Satya: Bencana Lumpur Lapindo Jangan Dipolitisasi
Kalangan Komisi VII berharap masyarakat hendaknya proporsional dalam melihat persoalan kasus semburan lumpur panas di Sidoarjo, Jawa Timur.
TRIBUNNEWS.COM, JAKARTA - Kalangan Komisi VII berharap masyarakat hendaknya proporsional dalam melihat persoalan kasus semburan lumpur panas di Sidoarjo, Jawa Timur.
Pemahaman yang utuh akan latar belakang, persoalan tehnis, penyebab semburan, dan komitmen dari Keluarga Bakrie untuk ikut menyelesaikan dampak semburan, niscaya memberikan kesadaran dan pemahaman yang utuh.
“Sebaiknya hentikan politisasi kasus lumpur panas ini.
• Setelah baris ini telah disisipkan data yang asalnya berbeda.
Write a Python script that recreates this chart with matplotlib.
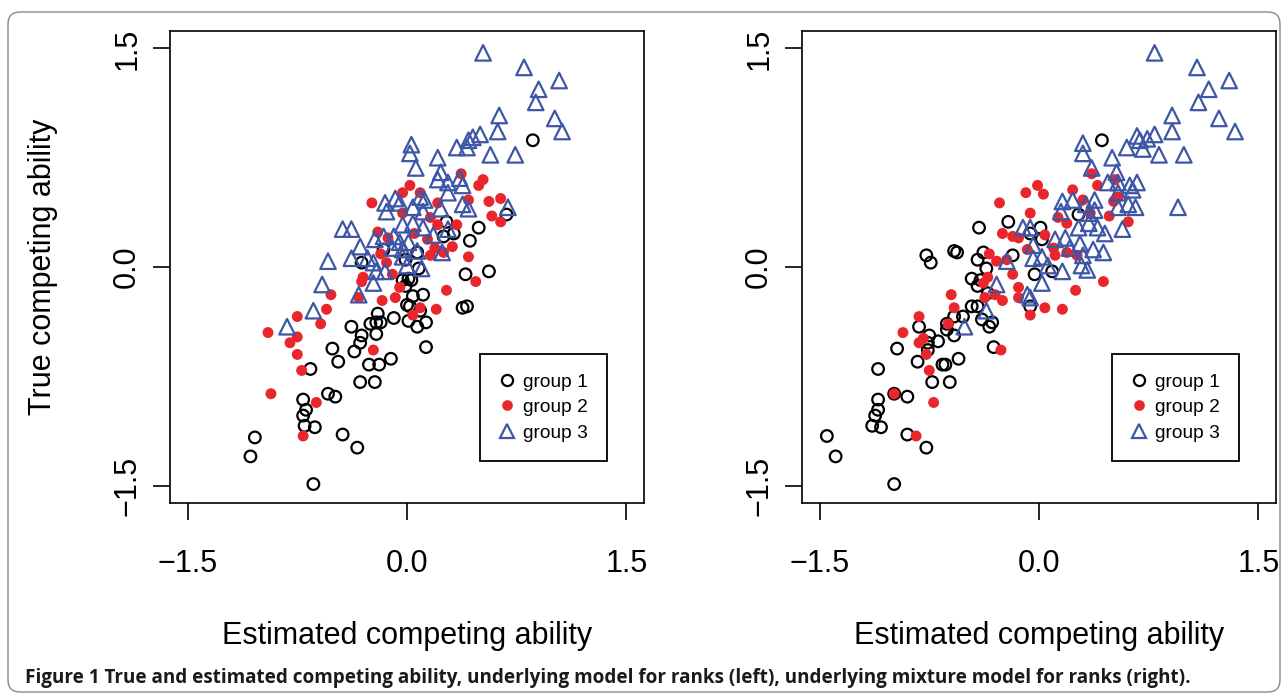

Sebab hanya akan menambah resah masyarakat yang terkena dampak dan membuat kasus ini terus menerus menjadi obyek pihak yang tidak bertanggungjawab,” ujar Anggota Komisi VII bidang pertambangan dan energi DPR RI Satya W Yudha, Senin (28/5/2012).
Menurut Satya, keluarga Bakrie telah menunjukkan komitmen moral yang sangat tinggi. Walaupun saham Bakrie di PT Lapindo Brantas –perusahaan yang melakukan pengeboran di sana dan kini selalu dikaitkan dengan nama lumpur yaitu Lumpur Lapindo- hanya sekitar 30 di PT Energi Mega Persada, salah satu dari beberapa perusahaan yang bergabung dalam Lapindo Brantas.
Komitmen moral itu kata Satya, diperlihatkan dengan melaksanakan perjanjian jual beli tanah dan bangunan milik keluarga yang terkena dampak semburan lumpur. Bahkan keluarga Bakrie membayar 10 kali lipat dari harga Nilai Jual Obyek Pajak (NJOP) tanah.
Tanah bersertifikat dihargai Rp 1 juta per meter persegi sementara tanah dengan bangunan di atasnya dipatok Rp 1,5 juta per meter persegi. Sejak tahun 2006 hingga saat ini, lebih 9 ribu kepala keluarga telah diselesaikan akte jual beli, sisanya akan diselesaikan dalam tahun ini.
“Jadi dalam kasus lumpur panas di Sidoardjo, tidak ada istilah ganti rugi. Yang ada adalah ganti untung,” ujar Satya W Yudha yang berasal dari Fraksi Partai Golkar ini.
Satya juga menegaskan bahwa hasil temuan Tim Pengawas Penanggulangan Lumpur Sidoarjo atau TP2LS yang dibentuk 4 September 2007 dan dipimpin Wakil Ketua DPR Priyo Budi Santoso, dalam laporan rapat paripurna Dewan 29 September 2009 menyimpulkan bahwa penyebab semburan lumpur adalah fenomena alam. Gejala alam ini juga menurut TP2LS juga terjadi di sejumlah daerah dan beberapa negara.
Keputusan DPR RI soal sebab semburan lumpur ini juga dikuatkan dengan keputusan MA pada 3 April 2009 inkracht (berkekuatan hukum tetap) bahwa semburan lumpur terjadi karena fenomena alam dan bukan akibat kegiatan penambangan perusahaan. Begitu juga pada 5 Agustus 2009 Kepolisian Daerah Jawa Timur juga telah menerbitkan surat perintah penghentian penyidikan (SP3).
“Dari sisi hukum, kita semua tahu bahwa tidak ada masalah dengan PT Lapindo Brantas, apalagi dengan Keluarga Bakrie. Nah, pemahaman inilah yang perlu ditegaskan di tengah upaya politisisasi yang terus dilakukan pihak tertentu,” ujar Satya.
Lebih lanjut Satya menyatakan komitemen dan ketulusan dari Kelurga Bakrie untuk menyelesaikan sisa dari perjanjian jual beli tanah dan bangunan pasti akan dilaksanakan.
“Jika masih ada yang terus melakukan politisasi, maka membuat masalah lumpur panas jadi tidak proporsional," katanya.